ANALYSIS By Frank Thomas Croisdale

It's a question that I've been asked more than any other in the four years since I founded Niagara Rises: "How can we keep young people here without jobs?"

It's a fair query and there is no simple answer. It seems evident that all levels of government have let the city down, as there is a dearth of living-wages jobs to retain our emerging generations of would-be bread-earners.

From a grassroots perspective, there seems to be but one solution -- if there are no jobs, put people in a position to create their own jobs. That, and quite possibly this: Find a way to keep people here until the jobs arrive.

With those goals in mind, on Saturday, Sept. 18, the first-ever "Niagara 4U" tour will be held for the incoming freshmen of Niagara University. Seven coach buses will transport nearly 400 students and volunteers on a familiarization tour around the city and county.

Most familiarization tours of the area take in the views of Niagara's waterfalls, and this one will be no exception. In this instance, that is just a stepping-off point, as the tour has a deeper purpose of showing incoming college students the potential and affordability of living in Niagara County once they receive their degree.

Last spring, Carol Coletta, of CEOs for Cities, spoke at NU and stated that when a community can retain just 1 percent more of its graduating students, the economic impact on the area is $900 million per year.

That's a staggering number, and it represents precisely the type of dollars left on the table that has put our region in the deep economic hole we find ourselves buried in.

If Niagara Falls is to make a comeback, it has to begin and end with retaining the best and brightest of our maturing generations. Most everyone can agree that the loss of those same people in generations past and present has led to a city that has steeply declined in both population levels and economic viability.

Niagara University is a conduit that draws bright young people to the region. Think of it this way: If the university wasn't sitting there on Monteagle Ridge, how in God's good name would we otherwise draw hundreds of future lawyers, doctors, educators, engineers and business executives and owners to Niagara Falls?

There was a time, back in the '50s and '60s, when lower Main Street would host a NU freshman parade. Students would parade through the then-thriving business district and would be welcomed by shopkeepers and business owners.

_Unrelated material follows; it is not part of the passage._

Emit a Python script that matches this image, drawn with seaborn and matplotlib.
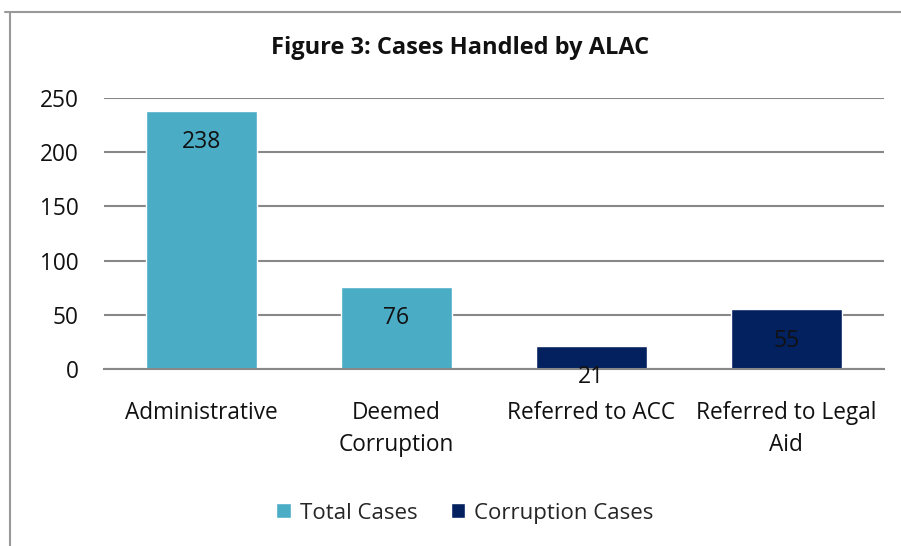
import matplotlib
matplotlib.use("Agg")
import matplotlib.pyplot as plt
from matplotlib.lines import Line2D
import seaborn as sns
import pandas as pd

# Chart data.
categories = ["Administrative", "Deemed\nCorruption", "Referred to ACC", "Referred to Legal\nAid"]
values = [238, 76, 21, 55]
series = ["Total Cases", "Total Cases", "Corruption Cases", "Corruption Cases"]
y_ticks = [0, 50, 100, 150, 200, 250]
colours = {"Total Cases": "#4BACC6", "Corruption Cases": "#03215F"}

sns.set_style("white")
plt.rcParams['font.family'] = ['Open Sans', 'DejaVu Sans']

df = pd.DataFrame({"category": categories, "value": values, "series": series})

fig = plt.figure(figsize=(9.01, 5.46), dpi=100)
ax = fig.add_axes([0.1154, 0.3242, 0.981 - 0.1154, 0.8205 - 0.3242])

sns.barplot(data=df, x="category", y="value", hue="series", dodge=False,
            palette=colours, width=0.57, saturation=1, ax=ax)

# Value labels sit just inside the top of each bar, like Excel's "inside end".
for i, v in enumerate(values):
    ax.annotate(str(v), xy=(i, v), xytext=(0, -22.5), textcoords="offset points",
                ha="center", va="center", fontsize=16.5, color="#111111")

ax.set_ylim(0, 250)
ax.set_yticks(y_ticks)
ax.yaxis.grid(True, color="#888888", linewidth=1.5)
ax.set_axisbelow(True)
for side in ["left", "right", "top"]:
    ax.spines[side].set_visible(False)
ax.spines["bottom"].set_color("#888888")
ax.spines["bottom"].set_linewidth(1.5)
ax.tick_params(axis="both", length=0, labelsize=16.3, colors="#111111")
ax.tick_params(axis="y", pad=18.5)
ax.tick_params(axis="x", pad=23)
for lbl in ax.get_xticklabels():
    lbl.set_linespacing(1.45)
ax.set_xlabel("")
ax.set_ylabel("")

fig.text(0.511, 0.913, "Figure 3: Cases Handled by ALAC", ha="center", va="center",
         fontsize=17, fontweight="bold", color="#111111")

ax.legend(loc="center", bbox_to_anchor=(0.516, 0.0604), bbox_transform=fig.transFigure,
          ncol=2, frameon=False, fontsize=16, handlelength=0.65, handleheight=0.65,
          handletextpad=0.4, columnspacing=1.5)

# Chart-area border (only the top and left edges are visible in the crop).
fig.add_artist(Line2D([0.006, 1.0], [1 - 12 / 546, 1 - 12 / 546], color="#999999", linewidth=1.5))
fig.add_artist(Line2D([10 / 901, 10 / 901], [0, 1 - 12 / 546], color="#999999", linewidth=1.5))

fig.savefig("out.png", dpi=100)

Banners were hung decorated in the school colors of purple and white. As the students walked block after block, they were repeatedly welcomed and thanked for choosing Niagara Falls as their home for the next four years.

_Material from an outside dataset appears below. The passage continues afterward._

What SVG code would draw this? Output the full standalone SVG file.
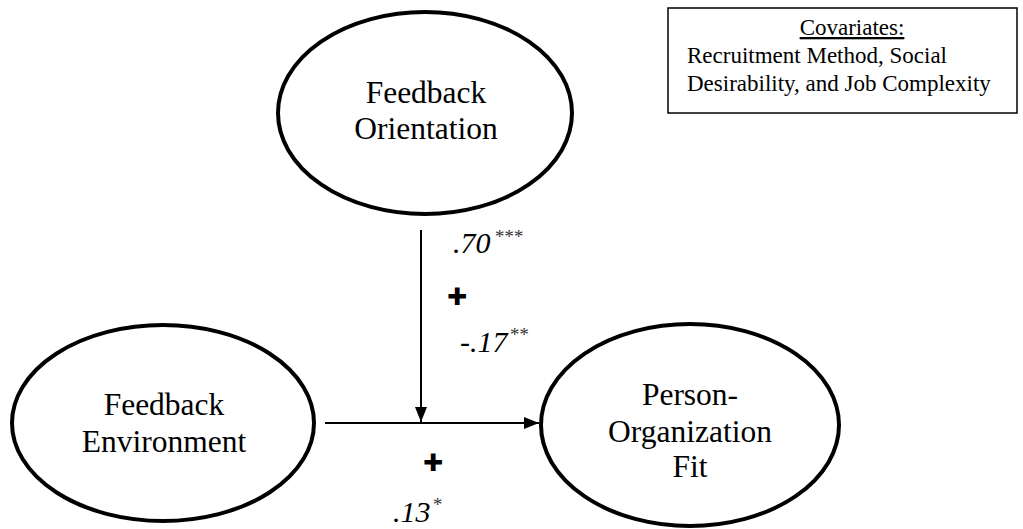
<svg xmlns="http://www.w3.org/2000/svg" width="1023" height="529" viewBox="0 0 1023 529">
<style>
.node{fill:#fff;stroke:#000;stroke-width:4}
.lbl{font-family:"Liberation Serif","Times New Roman",serif;font-size:31.5px;fill:#000;text-anchor:middle}
.cov{font-family:"Liberation Serif","Times New Roman",serif;font-size:23px;fill:#000}
.coef{font-family:"Liberation Serif","Times New Roman",serif;font-size:30px;font-style:italic;fill:#000}
.sup{font-family:"Liberation Serif","Times New Roman",serif;font-size:19px;font-style:italic;fill:#333}
.plus{font-family:"DejaVu Sans",sans-serif;font-size:24px;fill:#000;text-anchor:middle}
.edge{stroke:#000;stroke-width:2;fill:none}
</style>
<defs>
<marker id="arr" viewBox="0 0 15 12" refX="15" refY="6" markerWidth="15" markerHeight="12" markerUnits="userSpaceOnUse" orient="auto">
<path d="M0,0 L15,6 L0,12 Z" fill="#000"/>
</marker>
</defs>
<rect width="1023" height="529" fill="#fff"/>
<g id="covariates">
<rect x="668" y="8" width="349" height="105" fill="#fff" stroke="#000" stroke-width="1.5"/>
<text class="cov" x="852" y="35" text-anchor="middle" text-decoration="underline">Covariates:</text>
<text class="cov" x="687" y="63">Recruitment Method, Social</text>
<text class="cov" x="687" y="91">Desirability, and Job Complexity</text>
</g>
<g id="feedback-orientation">
<ellipse class="node" cx="425" cy="113" rx="147" ry="101"/>
<text class="lbl" x="426" y="103">Feedback</text>
<text class="lbl" x="426" y="139">Orientation</text>
</g>
<g id="feedback-environment">
<ellipse class="node" cx="163" cy="423" rx="151" ry="98"/>
<text class="lbl" x="164" y="415">Feedback</text>
<text class="lbl" x="164" y="452">Environment</text>
</g>
<g id="person-organization-fit">
<ellipse class="node" cx="690" cy="425" rx="149" ry="101" stroke-width="5"/>
<text class="lbl" x="690" y="405">Person-</text>
<text class="lbl" x="690" y="442">Organization</text>
<text class="lbl" x="690" y="477">Fit</text>
</g>
<g id="connectors">
<line class="edge" x1="325" y1="423" x2="539" y2="423" marker-end="url(#arr)"/>
<line class="edge" x1="421" y1="230" x2="421" y2="422" marker-end="url(#arr)"/>
</g>
<g id="labels">
<text class="coef" x="453" y="253">.70</text>
<text class="sup" x="494" y="243">***</text>
<text class="plus" x="457" y="305">✚</text>
<text class="coef" x="460" y="352">-.17</text>
<text class="sup" x="509" y="341">**</text>
<text class="plus" x="433" y="471">✚</text>
<text class="coef" x="393" y="522">.13</text>
<text class="sup" x="432" y="511">*</text>
</g>
</svg>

The business owners of that time period recognized that incoming college students are also incoming customers. Nothing has changed today, except for the amount of money students spend.

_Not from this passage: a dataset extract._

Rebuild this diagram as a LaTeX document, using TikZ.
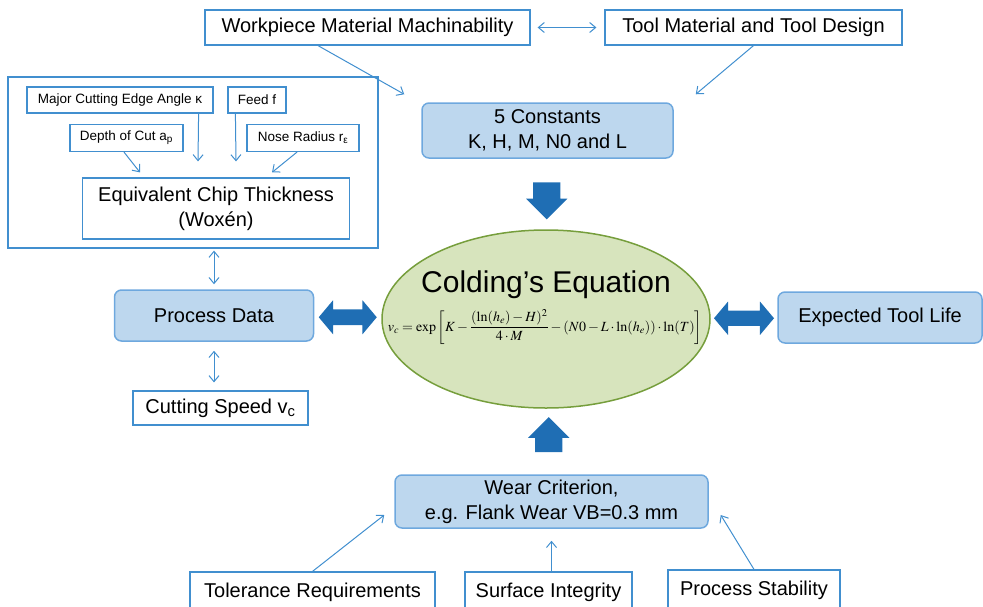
\documentclass[tikz,border=0pt]{standalone}
\usepackage{mathptmx}
\usepackage[no-math]{fontspec}
\setmainfont{Liberation Sans}
\usepackage{amsmath}
\usepackage{tikz}
\usetikzlibrary{shapes.geometric, shapes.arrows, arrows.meta, calc}

\definecolor{lineblue}{RGB}{65,143,207}
\definecolor{boxfill}{RGB}{189,215,238}
\definecolor{boxedge}{RGB}{110,168,222}
\definecolor{fatblue}{RGB}{31,110,180}
\definecolor{eqfill}{RGB}{215,228,189}
\definecolor{eqedge}{RGB}{118,158,60}

\begin{document}
\begin{tikzpicture}[
        x=1pt, y=-1pt,
        >={Straight Barb[length=6pt,width=10pt]},
        plainbox/.style={rectangle, draw=lineblue, line width=1.2pt, fill=white, inner sep=0pt, align=center, font=\fontsize{20}{25}\selectfont},
        smallbox/.style={plainbox, font=\fontsize{13.5}{16}\selectfont},
        keybox/.style={rectangle, rounded corners=7pt, draw=boxedge, line width=1.5pt, fill=boxfill, inner sep=0pt, align=center, font=\fontsize{20}{25}\selectfont},
        link/.style={draw=lineblue, line width=1pt},
        fatarrow/.style={single arrow, fill=fatblue, inner xsep=0pt, inner ysep=13.5pt, single arrow head extend=7pt, single arrow tip angle=90, minimum width=41pt},
        fatdouble/.style={double arrow, fill=fatblue, inner xsep=0pt, inner ysep=7.5pt, double arrow head extend=9pt, double arrow tip angle=100, minimum width=34pt}
    ]
        \useasboundingbox (0,0) rectangle (983,606);
        \clip (0,0) rectangle (983,606);

        % Influences on the constants
        \node[plainbox, minimum width=325pt, minimum height=35pt] (workpiece) at (367.5,27.5) {Workpiece Material Machinability};
        \node[plainbox, minimum width=297pt, minimum height=35pt] (toolmat) at (753.5,27.5) {Tool Material and Tool Design};
        \node[keybox, minimum width=251pt, minimum height=55pt] (consts) at (547.5,130.5) {5 Constants\\K, H, M, N0 and L};

        \draw[link, <->, shorten <=7pt, shorten >=8pt] (workpiece) -- (toolmat);
        \draw[link, ->] ([xshift=-49.5pt]workpiece.south) -- ([xshift=-17pt,yshift=8pt]consts.north west);
        \draw[link, ->] (toolmat.south) -- ([xshift=22pt,yshift=8pt]consts.north east);

        % Chip thickness group
        \node[rectangle, draw=lineblue, line width=1.2pt, minimum width=370pt, minimum height=171pt, inner sep=0pt] (chipgroup) at (193,162.5) {};
        \node[smallbox, minimum width=186pt, minimum height=26pt] (angle) at (120,100) {Major Cutting Edge Angle κ};
        \node[smallbox, minimum width=58pt, minimum height=26pt] (feed) at (257,100) {Feed f};
        \node[smallbox, minimum width=113pt, minimum height=27pt] (depth) at (126.5,138) {Depth of Cut a\textsubscript{p}};
        \node[smallbox, minimum width=112pt, minimum height=27pt] (nose) at (303,138) {Nose Radius r\textsubscript{ε}};
        \node[plainbox, minimum width=267pt, minimum height=61pt] (chip) at (216,208.5) {Equivalent Chip Thickness\\(Woxén)};

        \draw[link, ->] ([xshift=-2.5pt]depth.south) -- ([xshift=-76pt,yshift=5pt]chip.north);
        \draw[link, ->] ([xshift=-15pt]angle.south east) -- ([xshift=-18pt,yshift=16pt]chip.north);
        \draw[link, ->] ([xshift=8pt]feed.south west) -- ([xshift=20pt,yshift=16pt]chip.north);
        \draw[link, ->] ([xshift=-6pt]nose.south) -- ([xshift=56pt,yshift=5pt]chip.north);

        % Process data
        \node[keybox, minimum width=199pt, minimum height=51pt] (procdata) at (214,315.5) {Process Data};
        \node[plainbox, minimum width=175pt, minimum height=34pt] (speed) at (220.5,408) {Cutting Speed v\textsubscript{c}};

        \draw[link, <->, shorten <=2pt, shorten >=5pt] (procdata.north |- chipgroup.south) -- (procdata.north);
        \draw[link, <->, shorten <=9pt, shorten >=8pt] (procdata.south) -- (procdata.south |- speed.north);

        % Equation
        \node[ellipse, draw=eqedge, line width=1.5pt, fill=eqfill, minimum width=328pt, minimum height=178pt] (colding) at (546,319) {};
        \node[font=\fontsize{30}{36}\selectfont] (title) at (546,285) {Colding's Equation};
        \node[font=\fontsize{14}{16}\selectfont] (formula) at (545,327) {$\displaystyle v_c=\exp\left[K-\frac{(\ln(h_e)-H)^2}{4\cdot M}-(N0-L\cdot\ln(h_e))\cdot\ln(T)\right]$};

        \node[keybox, minimum width=204pt, minimum height=51pt] (toollife) at (880,317.5) {Expected Tool Life};

        % Wear criterion
        \node[keybox, minimum width=313pt, minimum height=53pt] (wear) at (551.5,501.5) {Wear Criterion,\\e.g. Flank Wear VB=0.3 mm};
        \node[plainbox, minimum width=245pt, minimum height=40pt] (tolerance) at (312.5,592) {Tolerance Requirements};
        \node[plainbox, minimum width=167pt, minimum height=40pt] (surface) at (548.5,592) {Surface Integrity};
        \node[plainbox, minimum width=172pt, minimum height=40pt] (stability) at (754,590) {Process Stability};

        \draw[link, ->] (tolerance.north) -- ([xshift=-10pt,yshift=-13.5pt]wear.west);
        \draw[link, ->] (surface.north -| wear.south) -- ([yshift=-12pt]wear.south);
        \draw[link, ->] (stability.north) -- ([xshift=12pt,yshift=-13.5pt]wear.east);

        % Block arrows
        \node[fatdouble, minimum height=58pt] (leftflow) at ($(procdata.east)!0.5!(colding.west)$) {};
        \node[fatdouble, minimum height=60pt, minimum width=33pt] (rightflow) at ($(colding.east)!0.5!(toollife.west)$) {};
        \node[fatarrow, rotate=-90, minimum height=37pt] (constflow) at ($(consts.south)!0.5!(colding.north)$) {};
        \node[fatarrow, rotate=90, minimum height=35pt] (wearflow) at ($(colding.south)!0.5!(wear.north)$) {};
    \end{tikzpicture}
\end{document}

According to a recent Harris Poll, the average college student spends $361 per month in his or her community. That means the incoming NU freshman class of approximately 800 students will drop nearly $289,000 per month into area cash registers. Times that by four to account for all classes, and the total spending of the university's current student population is $1.15 million monthly.

That's a lot greenbacks by anyone's count, and it should be a rallying cry to local business owners that the rainbow leading to their own pot of gold has but two colors -- purple and white. The sad truth is that the university's students have been neglected by our business leaders for years. With the exception of the occasional drinking establishment that saw a lax checking of sheriff-issued ID as a quick way to prosperity, the students of Niagara have neither been courted nor valued by most local businesses.

That thinking has to change, for the immediate economic impact previously illustrated and for the much larger potential one lauded by Coletta.

The Niagara 4U tour will attempt to get the ball rolling in the right direction by enticing freshmen with the potential of Niagara County as a permanent home.

The tour will pass through the city's business districts, as well as those of the Towns of Niagara and Lewiston. The students will be shown the potential for startup business in these districts and they will also be shown a host of homes they could one day own at just a fraction of the cost of similar homes in most regions of the country.

The idea is to stress to these kids that, unlike many regions in America, Niagara County doesn't have much of a glass ceiling. In fact, we are a city and a county just begging for a new generation to come on in and assume the throne.

Young people are very valuable to a region in one key area: They are the ones willing to take a risk on entrepreneurial enterprise.

Someone in his or her early 20s without a family, frankly without anything to lose, represent the ones opening up new businesses at the greatest clip in this great nation of ours. If we retain more of them, NU students will do the same here, and that is one key way that we can create new jobs in Niagara Falls.

Dr. Dave Taylor is part of the driving force behind the Niagara 4U tour and he knows the importance of showing incoming freshman all Niagara Falls has to offer.

"What older folks might see as stagnation, college kids see as opportunity. Niagara Falls is a wonderful city steeped in tradition, and these kids will be the ones to write the next chapter," he said.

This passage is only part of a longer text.